The Cornerstone Investment Commentary: 2nd Quarter 2020
From their March 23rd lows, financial markets staged a massive recovery buoyed by record low interest rates, effective fiscal relief packages and confidence the economy will fully recover once a COVID-19 vaccine is available. On June 30th, global stocks were down about 7% for the year after declines of 35-43% at one point.
Cornerstone clients fared better, based on steps we took in the second half of March. Though we covered these in our last Commentary and at webinars attended by many clients, their impact is now more clearly visible:
- In moving on March 13th to hold 100% of bond holdings (up from ~50%) in U.S. Government obligations, we expected these to hold their value and be unaffected by whatever happened to stocks. This has been the case. Our retired clients hold 7-10 years of withdrawals in these bonds. Had we known that ten days later the Federal Reserve would announce a first-time-ever program to purchase corporate bonds, we might have implemented this change somewhat differently.
- From March 23rd – 25th, we took advantage of market declines to re-balance your portfolio, add to equity holdings and ‘buy low’. These additional equity purchases in your portfolio were allocated:
- 65% to U.S. large-cap stocks (SCHX, bought at $52.50 per share, up 41% to $74.10 on June 30th )
- 20% to foreign large-cap stocks (VEA, bought at $32.41 per share, up 20% to $38.79 on June 30th )
- 15% to U.S. small-cap stocks (VB, bought at $97.00 per share, up 50% to $145.72 on June 30th )
- As a result of this increase to the equity shares held in your portfolio for this quarter’s recovery (the best calendar quarter since 1998) compared to smaller positions during the first quarter’s ‘crash’, your total equity holdings re-gained more than had we done nothing or waited to rebalance.
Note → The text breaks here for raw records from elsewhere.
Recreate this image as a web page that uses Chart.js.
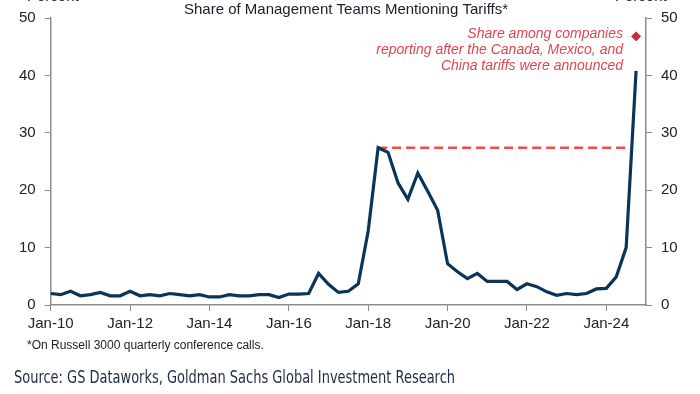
<!DOCTYPE html>
<html>
<head>
<meta charset="utf-8">
<script src="https://cdn.jsdelivr.net/npm/chart.js@4"></script>
<style>
  html, body { margin: 0; padding: 0; background: #fff; }
  #wrap { width: 700px; height: 394px; position: relative; }
</style>
</head>
<body>
<div id="wrap"><canvas id="chart" width="700" height="394"></canvas></div>
<script>
// --------------------
// Data (quarterly, Q1 2010 .. Q4 2024)
// --------------------
const startYear = 2010;
const tariffShare = [
  2.0, 1.8, 2.4, 1.6,   // 2010
  1.8, 2.2, 1.6, 1.6,   // 2011
  2.4, 1.6, 1.8, 1.6,   // 2012
  2.0, 1.8, 1.6, 1.8,   // 2013
  1.4, 1.4, 1.8, 1.6,   // 2014
  1.6, 1.8, 1.8, 1.3,   // 2015
  1.9, 1.9, 2.0, 5.5,   // 2016
  3.6, 2.2, 2.4, 3.7,   // 2017
  12.9, 27.4, 26.6, 21.3, // 2018
  18.4, 23.0, 19.8, 16.5, // 2019
  7.2, 5.8, 4.6, 5.5,   // 2020
  4.1, 4.1, 4.1, 2.7,   // 2021
  3.7, 3.2, 2.3, 1.7,   // 2022
  2.0, 1.8, 2.0, 2.8,   // 2023
  2.9, 4.9, 10.0, 40.8  // 2024
];
const peakRef = [ { x: 2018.25, y: 27.4 }, { x: 2024.6, y: 27.4 } ];
const latestShare = [ { x: 2024.75, y: 46.8 } ];
const xTickYears = [2010, 2012, 2014, 2016, 2018, 2020, 2022, 2024];
const yTicks = [0, 10, 20, 30, 40, 50];

const titleText = "Share of Management Teams Mentioning Tariffs*";
const noteLines = ["Share among companies", "reporting after the Canada, Mexico, and", "China tariffs were announced"];
const footnote = "*On Russell 3000 quarterly conference calls.";
const sourceText = "Source: GS Dataworks, Goldman Sachs Global Investment Research";

const linePoints = tariffShare.map((v, i) => ({ x: startYear + i / 4, y: v }));

const AXIS = "#8c8c8c";
const INK = "#222222";
const SANS = "'Liberation Sans', Arial, sans-serif";

// --------------------
// Text drawn around the chart
// --------------------
const textPlugin = {
  id: "texts",
  afterDraw(chart) {
    const ctx = chart.ctx;
    ctx.save();

    ctx.fillStyle = "#1d1d2b";
    ctx.font = "15px " + SANS;
    ctx.textAlign = "center";
    ctx.textBaseline = "middle";
    ctx.fillText(titleText, 346, 10);

    // cut-off unit labels at the very top
    ctx.fillStyle = INK;
    ctx.textBaseline = "alphabetic";
    ctx.textAlign = "left";
    ctx.fillText("Percent", 27, 1);
    ctx.fillText("Percent", 615, 1);

    // red note
    ctx.fillStyle = "#e0464f";
    ctx.font = "italic 14px " + SANS;
    ctx.textAlign = "right";
    ctx.textBaseline = "middle";
    noteLines.forEach((t, i) => ctx.fillText(t, 623, 34 + i * 16.3));

    ctx.fillStyle = INK;
    ctx.font = "12px " + SANS;
    ctx.textAlign = "left";
    ctx.fillText(footnote, 27, 346);

    ctx.fillStyle = "#1f2a44";
    ctx.font = "17px 'DejaVu Sans Condensed', 'Liberation Sans Narrow', " + SANS;
    const w = ctx.measureText(sourceText).width;
    ctx.translate(14, 379);
    ctx.scale(441 / w, 1);
    ctx.fillText(sourceText, 0, 0);
    ctx.restore();
  }
};

const yScaleBase = {
  type: "linear",
  min: 0,
  max: 50,
  afterBuildTicks: s => { s.ticks = yTicks.map(v => ({ value: v })); },
  grid: { drawOnChartArea: false, drawTicks: true, tickLength: 6, color: AXIS },
  border: { display: true, color: AXIS, width: 1.5 },
  ticks: { color: INK, font: { size: 15, family: SANS }, padding: 9 }
};

new Chart(document.getElementById("chart"), {
  type: "line",
  data: {
    datasets: [
      {
        data: linePoints,
        borderColor: "#0b3558",
        borderWidth: 3.2,
        pointRadius: 0,
        tension: 0,
        xAxisID: "x", yAxisID: "y"
      },
      {
        data: peakRef,
        borderColor: "#f44a42",
        borderWidth: 2.5,
        borderDash: [9, 5],
        pointRadius: 0,
        xAxisID: "x", yAxisID: "y"
      },
      {
        data: latestShare,
        showLine: false,
        pointStyle: "rectRot",
        pointRadius: 4.5,
        pointBackgroundColor: "#c8303a",
        pointBorderColor: "#c8303a",
        xAxisID: "x", yAxisID: "y"
      }
    ]
  },
  options: {
    responsive: false,
    animation: false,
    layout: { padding: { top: 15, left: 0, right: 0, bottom: 0 } },
    plugins: { legend: { display: false }, tooltip: { enabled: false } },
    scales: {
      x: {
        type: "linear",
        min: 2010,
        max: 2025,
        afterBuildTicks: s => { s.ticks = xTickYears.map(v => ({ value: v })); },
        afterFit: s => { s.height = 89; },
        grid: { drawOnChartArea: false, drawTicks: true, tickLength: 6, color: AXIS },
        border: { display: true, color: AXIS, width: 1.5 },
        ticks: {
          color: INK,
          font: { size: 15, family: SANS },
          padding: 4,
          maxRotation: 0,
          callback: v => "Jan-" + String(v).slice(2)
        }
      },
      y: Object.assign({}, yScaleBase, {
        position: "left",
        afterFit: s => { s.width = 50.7; }
      }),
      y2: Object.assign({}, yScaleBase, {
        position: "right",
        afterFit: s => { s.width = 54; }
      })
    }
  },
  plugins: [textPlugin]
});
</script>
</body>
</html>
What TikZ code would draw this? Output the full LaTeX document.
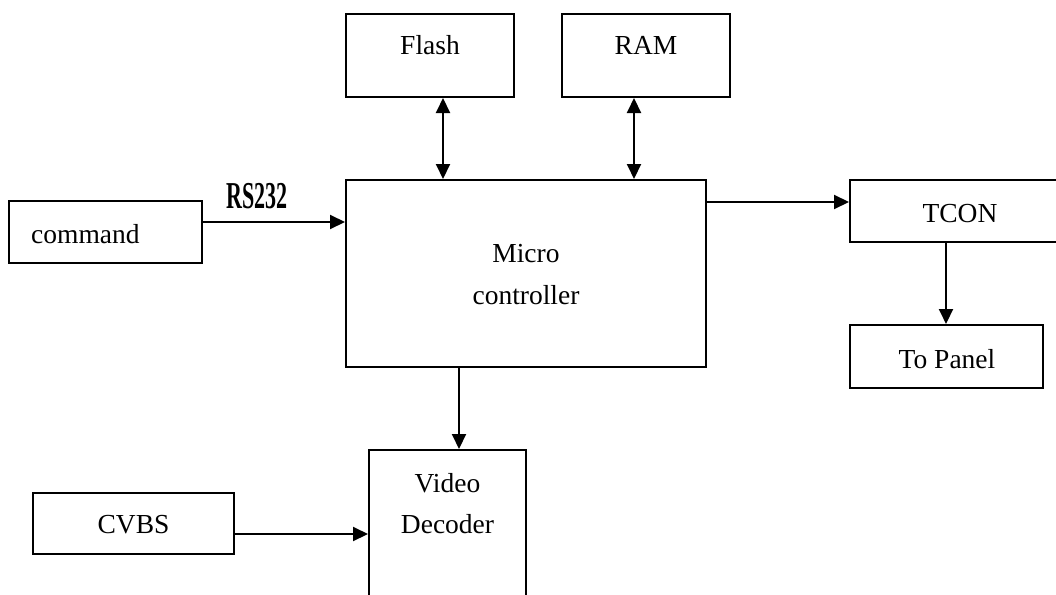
\documentclass[tikz,border=0pt]{standalone}
\usepackage{fontspec}
\setmainfont{Liberation Serif}
\usetikzlibrary{arrows.meta}
\begin{document}
\begin{tikzpicture}[x=1pt,y=-1pt,
  box/.style={draw, line width=2pt, inner sep=0pt},
  lbl/.style={inner sep=0pt, anchor=base, font=\fontsize{27.5}{30}\selectfont},
  arr/.style={line width=2pt, -{Triangle[length=15pt,width=14pt]}},
  biarr/.style={line width=2pt, {Triangle[length=15pt,width=14pt]}-{Triangle[length=15pt,width=14pt]}}]
\useasboundingbox (0,0) rectangle (1056,594);
% boxes
\node[box, minimum width=168, minimum height=83] (flash) at (430,55.5) {};
\node[box, minimum width=168, minimum height=83] (ram) at (646,55.5) {};
\node[box, minimum width=360, minimum height=187] (mc) at (526,273.5) {};
\node[box, minimum width=193, minimum height=62] (cmd) at (105.5,232) {};
\node[box, minimum width=220, minimum height=62] (tcon) at (960,211) {};
\node[box, minimum width=193, minimum height=63] (panel) at (946.5,356.5) {};
\node[box, minimum width=157, minimum height=170] (vd) at (447.5,535) {};
\node[box, minimum width=201, minimum height=61] (cvbs) at (133.5,523.5) {};
% texts
\node[lbl] (tflash) at (430,55) {Flash};
\node[lbl] (tram) at (646,55) {RAM};
\node[lbl] (tmc1) at (526,262) {Micro};
\node[lbl] (tmc2) at (526,304) {controller};
\node[lbl, anchor=base west] (tcmd) at (31,243) {command};
\node[lbl] (ttcon) at (960,222) {TCON};
\node[lbl] (tpanel) at (947,368) {To Panel};
\node[lbl] (tvd1) at (447.5,492) {Video};
\node[lbl] (tvd2) at (447.5,533) {Decoder};
\node[lbl] (tcvbs) at (133.5,533) {CVBS};
\node[inner sep=0pt, anchor=base] (rs) at (257,208) {\fontsize{38}{40}\selectfont\bfseries\scalebox{0.58}[1]{RS232}};
% connector coordinates
\coordinate (xf) at (443,0);
\coordinate (xr) at (634,0);
\coordinate (yc) at (0,222);
\coordinate (yt) at (0,202);
\coordinate (xt) at (946,0);
\coordinate (xv) at (459,0);
\coordinate (yv) at (0,534);
% connectors
\draw[biarr] (flash.south -| xf) -- (mc.north -| xf);
\draw[biarr] (ram.south -| xr) -- (mc.north -| xr);
\draw[arr] (cmd.east |- yc) -- (mc.west |- yc);
\draw[arr] (mc.east |- yt) -- (tcon.west |- yt);
\draw[arr] (tcon.south -| xt) -- (panel.north -| xt);
\draw[arr] (mc.south -| xv) -- (vd.north -| xv);
\draw[arr] (cvbs.east |- yv) -- (vd.west |- yv);
\end{tikzpicture}
\end{document}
- In early April, where possible, we realized (or ‘banked’) losses by swapping to nearly identical alternative holdings so that you can use these losses to offset the taxation of any capital gains whenever holdings are sold at a profit in the future.
- For retirees using our Dynamic Withdrawal Policies for sustainable retirement income, it would take another 20-25% stock market decline to trigger the ‘guardrails’ that signal a withdrawal ‘spending cut’.
What happens now? Clearly, great uncertainties about the pandemic’s path and timing remain. Almost certainly, further market volatility awaits, too. Fortunately, we do not have to take the risk of being wrong through attempts to predict such events. Even if markets decline again, the benefits described in #2 and #3 above will remain once a recovery eventually returns stock prices to their current levels. And as protection, your portfolio holds its ‘cushion’ in the most stable assets on the planet.
Still, having successfully ridden the market’s recovery to this point, it only makes sense to re-balance to a slightly lower equity exposure to protect some of these gains. We plan to do so throughout the summer. As part of this re-balancing, we will remove your very small real estate (REIT) position given the difficulties that will remain in the commercial real estate market even after the pandemic.
With best wishes for a summer of health and resilience, thank you for the continuing opportunity to work with you.